I love Mark Stevens’ Your Marketing Sucks. (I admit it, I start by loving the title.) Clear language. Strong point of view. Actionable as the dickens. And … extreme. (My favorite word.) “Extreme Marketing” is the author’s mantra. Book came at the perfect time for me. I’m having a knock-down, drag-out tiff with the CEO of a mid-size company over whether or not he needs a fulltime CMO/Chief Marketing Officer. I say yes … unequivocally. He says “others” (unspecified) can “pick up pieces of your precious marketing thing.” I say he’s full of crap. I am a champion of inspired, intense, radical marketing—for the one-person accountancy, or mega-corp. I have at least one surprisingly new convert-ally: GE CEO Jeff Immelt just hired that firm’s first “CMO.” Hooray. (And … ’bout time.)
Ever read the magazine-journal Foreign Affairs? As pragmatic businessperson, not statecraft aficionado, I suggest you do. Consider the July-August issue. It starts with editor James Hoge’s “A Global Power Shift in the Making: Is the United States Ready?” Which in turn ominously begins: “The transfer of power from West to East is gathering pace and soon will dramatically change the context for dealing with international challenges—as well as the challenges themselves.” Other good stuff includes a remarkable piece by BP* CEO (and pro environmentalist!) John Browne: “Beyond Kyoto.” Starting point: “Global warming is real and needs to be addressed now.” (*In their new logo, BP now stands for “Beyond Petroleum.” P.S.: Skepticism merited? Of course. But I 90% buy their act.)
On my studio wall is a framed card that reads, “The pen is mightier than the sword, but nothing compares with the vocal chords.” Four days of gavel-to-gavel convention watching have reminded me, a professional speaker, of the difference between bad, mediocre, good, and great speechifying. There was a lot of “not nearly ready for prime time” dross … and some truly magical moments. I’m also reminded that although I am an avowed “action fanatic,” ideas do matter.

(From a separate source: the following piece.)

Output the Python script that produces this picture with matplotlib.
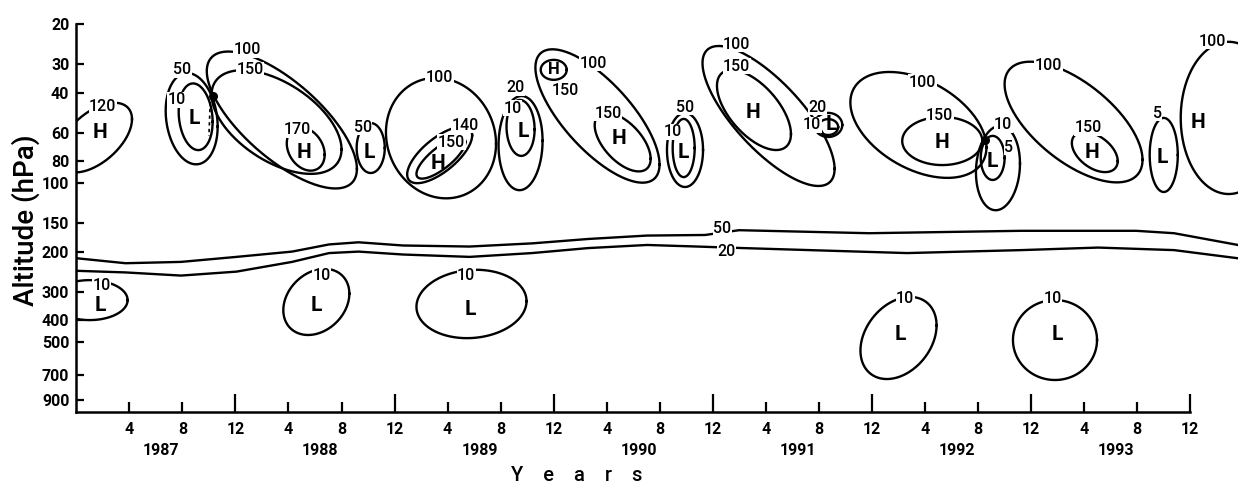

Jimmy Carter and Bill Clinton both said the 2004 election is a “battle for the soul of the nation.” Obviously, they’d both like you to vote for John Kerry, but the point is that this vote is, whatever your political persuasion, about a turning point concerning nothing less than the idea of what America is all about.
More Barack Obama: Loved his phrase “audacity of hope.” As in: “the hope of slaves sitting around a fire singing freedom songs … the hope of a skinny kid with a funny name [Barack Obama] who believes that America has a place for him, too.” Audacity of Hope … NICE!
A French economic advisor’s tongue-in-cheek attack on corporate culture went largely unnoticed when published in May. Corinne Maier’s Bonjour Paresse (Hello Laziness) is subtitled The Art and Necessity of Doing the Least Work Possible for Your Employer, and her employer is not amused. The author’s upcoming disciplinary hearing has both the press and the unions coming to her defense. One U.K. article calls the book “an elegantly written call to arms to the ‘neo-slaves’ of middle management … condemned to dress up as clowns all week and waste their lives in pointless meetings.” (If you parlez francais, this article in Ici will tell you more.) Mme. Maier’s next book may well be Bonjour, Reprint: The Art of Letting Your Employer Prove You Were Right.